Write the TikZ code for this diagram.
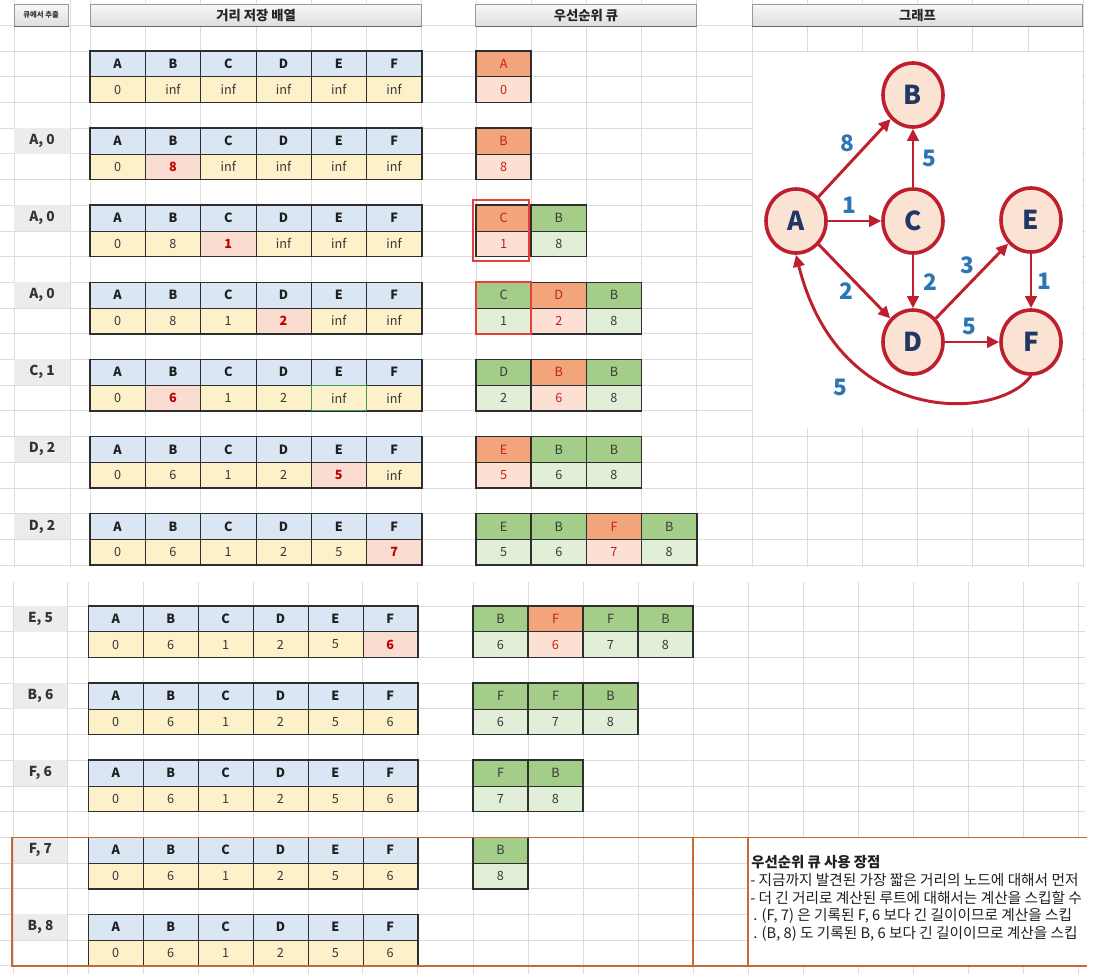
\documentclass[tikz,border=0pt]{standalone}
\usepackage{fontspec}
\setmainfont{Noto Sans CJK KR}
\usetikzlibrary{shapes.geometric,arrows.meta}

\definecolor{gridc}{HTML}{DCDCDC}
\definecolor{hdrblue}{HTML}{DAE6F4}
\definecolor{valyel}{HTML}{FDF1CA}
\definecolor{hipink}{HTML}{FADDD0}
\definecolor{redtxt}{HTML}{C00000}
\definecolor{qtopo}{HTML}{F2A57A}
\definecolor{qboto}{HTML}{FBE0D3}
\definecolor{qtopg}{HTML}{A3CD88}
\definecolor{qbotg}{HTML}{E1EFD9}
\definecolor{qtxto}{HTML}{C8201A}
\definecolor{qtxtg}{HTML}{3A3A3A}
\definecolor{lblgray}{HTML}{ECECEC}
\definecolor{borderc}{HTML}{2E2E2E}
\definecolor{orangebox}{HTML}{C46A32}
\definecolor{nodefill}{HTML}{FBE3D4}
\definecolor{nodedraw}{HTML}{BE1E2D}
\definecolor{nodetxt}{HTML}{1F3864}
\definecolor{wtxt}{HTML}{2E75B6}
\definecolor{redhlc}{HTML}{E5403A}
\definecolor{greenhl}{HTML}{3E9A5C}

% distance table: name, x0, ytop, cell width, values, highlighted index
\newcommand\dtab[6]{%
  \foreach \Lt [count=\i] in {A,B,C,D,E,F}{
    \pgfmathsetmacro\xa{#2+(\i-1)*#4}
    \fill[hdrblue] (\xa,#3) rectangle ++(#4,25.7);
    \node[hdrtxt] (#1h\i) at (\xa+#4/2,#3+12.85) {\Lt};
  }
  \foreach \vv [count=\i] in {#5}{
    \pgfmathsetmacro\xa{#2+(\i-1)*#4}
    \ifnum\i=#6\relax
      \fill[hipink] (\xa,#3+25.7) rectangle ++(#4,25.7);
      \node[hitxt] (#1v\i) at (\xa+#4/2,#3+38.55) {\vv};
    \else
      \fill[valyel] (\xa,#3+25.7) rectangle ++(#4,25.7);
      \node[celltxt] (#1v\i) at (\xa+#4/2,#3+38.55) {\vv};
    \fi
  }
  \foreach \i in {1,...,5}{\draw[innerl] (#2+\i*#4,#3) -- ++(0,51.4);}
  \draw[innerl] (#2,#3+25.7) -- ++(6*#4,0);
  \draw[outerl] (#2,#3) rectangle ++(6*#4,51.4);
}
% queue: name, x0, ytop, cell width, list letter/value/type
\newcommand\qtab[5]{%
  \foreach \Lt/\vv/\tp [count=\i] in {#5}{
    \pgfmathsetmacro\xa{#2+(\i-1)*#4}
    \fill[fill=qtop\tp] (\xa,#3) rectangle ++(#4,25.7);
    \fill[fill=qbot\tp] (\xa,#3+25.7) rectangle ++(#4,25.7);
    \node[celltxt, text=qtxt\tp] (#1h\i) at (\xa+#4/2,#3+12.85) {\Lt};
    \node[celltxt, text=qtxt\tp] (#1v\i) at (\xa+#4/2,#3+38.55) {\vv};
    \draw[innerl] (\xa,#3+25.7) -- ++(#4,0);
    \draw[outerl] (\xa,#3) rectangle ++(#4,51.4);
  }
}
% header box: name, x1, x2, text
\newcommand\hdrbox[4]{%
  \shade[top color=white!97!black, bottom color=black!13] (#2,4) rectangle (#3,26.5);
  \draw[black!40, line width=0.6pt] (#2,4) rectangle (#3,26.5);
  \draw[black!60, line width=0.9pt] (#2,26.5) -- (#3,26.5);
  \node[hdrlbl] (#1) at ({(#2+#3)/2},15.2) {#4};
}

\begin{document}
\begin{tikzpicture}[x=0.75pt,y=-0.75pt,
  gridl/.style={gridc, line width=0.55pt},
  celltxt/.style={font=\fontsize{9.5}{11}\selectfont, text=black!78, inner sep=0},
  hdrtxt/.style={celltxt, font=\fontsize{9.5}{11}\selectfont\bfseries, text=black!88},
  hitxt/.style={celltxt, font=\fontsize{9.5}{11}\selectfont\bfseries, text=redtxt},
  innerl/.style={borderc, line width=0.45pt},
  outerl/.style={borderc, line width=1.2pt},
  lbl/.style={font=\fontsize{10.3}{12}\selectfont\bfseries, text=black!80, inner sep=0},
  hdrlbl/.style={font=\fontsize{10}{12}\selectfont\bfseries, text=black!85, inner sep=0},
  gnode/.style={ellipse, draw=nodedraw, fill=nodefill, line width=2.7pt,
     minimum width=45pt, minimum height=48pt, inner sep=0,
     font=\fontsize{19.5}{22}\selectfont\bfseries, text=nodetxt},
  gedge/.style={nodedraw, line width=2.2pt, -{Triangle[length=9pt,width=8.5pt]}},
  wlbl/.style={font=\fontsize{17}{20}\selectfont\bfseries, text=wtxt, inner sep=0},
  redhl/.style={redhlc, line width=1.5pt},
  notetxt/.style={anchor=west, font=\fontsize{11}{13}\selectfont, text=black!88, inner sep=0},
]
\useasboundingbox (0,0) rectangle (1094,974);
\fill[white] (0,0) rectangle (1094,974);

% ---------- grid, top section ----------
\foreach \x in {14,70} \draw[gridl] (\x,0) -- (\x,567);
\foreach \k in {0,...,6} \draw[gridl] ({90+55.3*\k},0) -- ++(0,567);
\foreach \k in {0,...,11} \draw[gridl] ({476+55.2*\k},0) -- ++(0,567);
\foreach \j in {0,...,21} \draw[gridl] (0,{25.3+25.7*\j}) -- (1085,{25.3+25.7*\j});
% ---------- grid, bottom section ----------
\foreach \x in {13.3,67.7} \draw[gridl] (\x,581.5) -- (\x,974);
\foreach \k in {0,...,6} \draw[gridl] ({88.3+54.9*\k},581.5) -- ++(0,392.5);
\foreach \k in {0,...,11} \draw[gridl] ({473+55*\k},581.5) -- ++(0,392.5);
\foreach \j in {1,...,15} \draw[gridl] (0,{580.3+25.7*\j}) -- (1085,{580.3+25.7*\j});

% white areas (graph picture, note box)
\fill[white] (753,52) rectangle (1082.3,428);
\fill[white] (748.8,838) rectangle (1086,965);

% ---------- headers ----------
\shade[top color=white!97!black, bottom color=black!13] (14,4) rectangle (68.5,26.5);
\draw[black!40, line width=0.6pt] (14,4) rectangle (68.5,26.5);
\draw[black!60, line width=0.9pt] (14,26.5) -- (68.5,26.5);
\node[font=\fontsize{5.5}{6}\selectfont\bfseries, text=black!80, inner sep=0] (hq) at (41.2,15.2) {큐에서 추출};
\hdrbox{hd}{90.5}{421.8}{거리 저장 배열}
\hdrbox{hp}{475.5}{696.6}{우선순위 큐}
\hdrbox{hg}{752.3}{1082.7}{그래프}

% ---------- row labels ----------
\foreach \nm/\yy/\tx in {l2/128.1/{A, 0}, l3/205.2/{A, 0}, l4/282.3/{A, 0}, l5/359.4/{C, 1}, l6/436.5/{D, 2}, l7/513.6/{D, 2}}{
  \fill[lblgray] (14.3,\yy) rectangle (69.7,\yy+25.7);
  \node[lbl] (\nm) at (42,\yy+12.85) {\tx};
}
\foreach \nm/\yy/\tx in {l8/606/{E, 5}, l9/683.1/{B, 6}, l10/760.2/{F, 6}, l11/837.3/{F, 7}, l12/914.4/{B, 8}}{
  \fill[lblgray] (13.6,\yy) rectangle (67.4,\yy+25.7);
  \node[lbl] (\nm) at (40.5,\yy+12.85) {\tx};
}

% ---------- distance arrays ----------
\dtab{t1}{90}{51}{55.3}{0,inf,inf,inf,inf,inf}{0}
\dtab{t2}{90}{128.1}{55.3}{0,8,inf,inf,inf,inf}{2}
\dtab{t3}{90}{205.2}{55.3}{0,8,1,inf,inf,inf}{3}
\dtab{t4}{90}{282.3}{55.3}{0,8,1,2,inf,inf}{4}
\dtab{t5}{90}{359.4}{55.3}{0,6,1,2,inf,inf}{2}
\dtab{t6}{90}{436.5}{55.3}{0,6,1,2,5,inf}{5}
\dtab{t7}{90}{513.6}{55.3}{0,6,1,2,5,7}{6}
\dtab{t8}{88.3}{606}{54.9}{0,6,1,2,5,6}{6}
\dtab{t9}{88.3}{683.1}{54.9}{0,6,1,2,5,6}{0}
\dtab{t10}{88.3}{760.2}{54.9}{0,6,1,2,5,6}{0}
\dtab{t11}{88.3}{837.3}{54.9}{0,6,1,2,5,6}{0}
\dtab{t12}{88.3}{914.4}{54.9}{0,6,1,2,5,6}{0}
\draw[greenhl, line width=0.8pt] (311.2,385.1) rectangle (366.5,410.8);

% ---------- priority queues ----------
\qtab{q1}{476}{51}{55.2}{A/0/o}
\qtab{q2}{476}{128.1}{55.2}{B/8/o}
\qtab{q3}{476}{205.2}{55.2}{C/1/o,B/8/g}
\qtab{q4}{476}{282.3}{55.2}{C/1/g,D/2/o,B/8/g}
\qtab{q5}{476}{359.4}{55.2}{D/2/g,B/6/o,B/8/g}
\qtab{q6}{476}{436.5}{55.2}{E/5/o,B/6/g,B/8/g}
\qtab{q7}{476}{513.6}{55.2}{E/5/g,B/6/g,F/7/o,B/8/g}
\qtab{q8}{473}{606}{55}{B/6/g,F/6/o,F/7/g,B/8/g}
\qtab{q9}{473}{683.1}{55}{F/6/g,F/7/g,B/8/g}
\qtab{q10}{473}{760.2}{55}{F/7/g,B/8/g}
\qtab{q11}{473}{837.3}{55}{B/8/g}
\draw[redhl] (473,200) rectangle (529,261);
\draw[redhl] (476,282.3) rectangle (531.2,333.7);

% ---------- graph ----------
\node[gnode] (A) at (796,221) {A};
\node[gnode] (B) at (913,95) {B};
\node[gnode] (C) at (913,221) {C};
\node[gnode] (E) at (1031,220) {E};
\node[gnode] (D) at (913,342) {D};
\node[gnode] (F) at (1031,342) {F};
\draw[gedge] (A) -- (B);
\draw[gedge] (C) -- (B);
\draw[gedge] (A) -- (C);
\draw[gedge] (A) -- (D);
\draw[gedge] (C) -- (D);
\draw[gedge] (D) -- (E);
\draw[gedge] (E) -- (F);
\draw[gedge] (D) -- (F);
\draw[gedge] (F.south) .. controls (1000,420) and (840,430) .. (A.south);
\node[wlbl] (w1) at (847,143) {8};
\node[wlbl] (w2) at (929,158) {5};
\node[wlbl] (w3) at (849,205) {1};
\node[wlbl] (w4) at (846,291) {2};
\node[wlbl] (w5) at (930,282) {2};
\node[wlbl] (w6) at (967,265) {3};
\node[wlbl] (w7) at (1044,281) {1};
\node[wlbl] (w8) at (969,326) {5};
\node[wlbl] (w9) at (840,387) {5};

% ---------- orange box and note ----------
\draw[orangebox, line width=1.2pt] (1087,837.3) -- (12,837.3) -- (12,965.8) -- (1087,965.8);
\draw[orangebox, line width=1.2pt] (693,837.3) -- (693,965.8);
\draw[orangebox, line width=1.2pt] (748,837.3) -- (748,965.8);
\node[notetxt, font=\fontsize{10.8}{13}\selectfont\bfseries] (n0) at (751,862) {우선순위 큐 사용 장점};
\node[notetxt] (n1) at (750,880) {- 지금까지 발견된 가장 짧은 거리의 노드에 대해서 먼저};
\node[notetxt] (n2) at (750,898) {- 더 긴 거리로 계산된 루트에 대해서는 계산을 스킵할 수};
\node[notetxt] (n3) at (753,916) {. (F, 7) 은 기록된 F, 6 보다 긴 길이이므로 계산을 스킵};
\node[notetxt] (n4) at (753,934) {. (B, 8) 도 기록된 B, 6 보다 긴 길이이므로 계산을 스킵};
\end{tikzpicture}
\end{document}
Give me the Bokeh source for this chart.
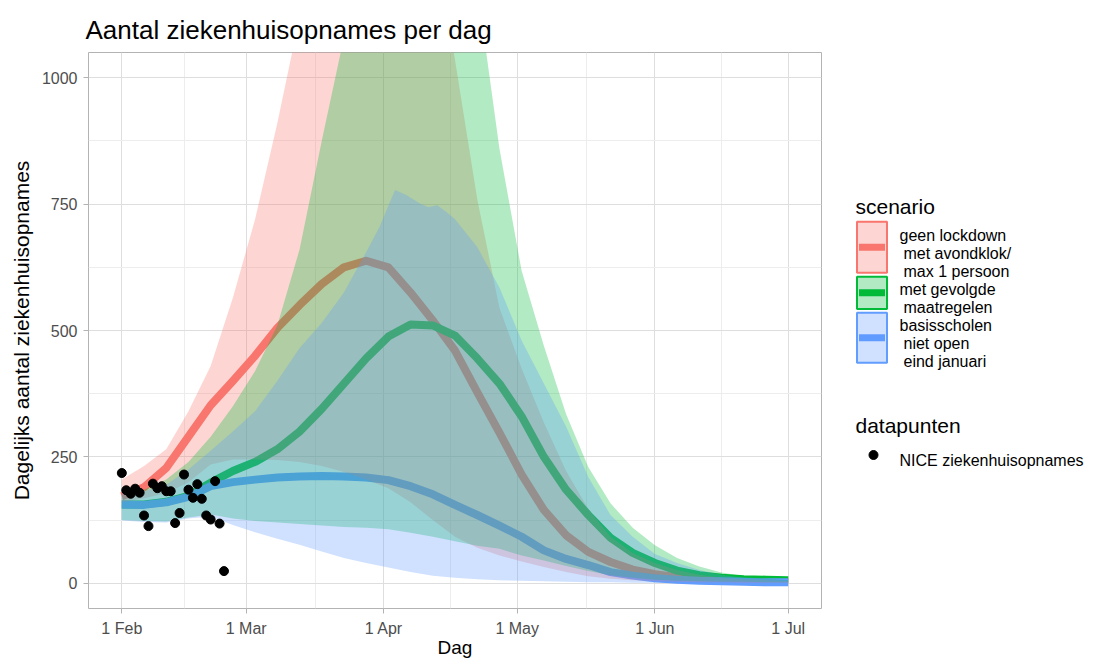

========================

[WHAT YOU WILL DO]: Select and copy every line of the material that holds the string "this".

[FULL OUTPUT]:
Write the TikZ code for this diagram.
Give me the Bokeh source for this chart.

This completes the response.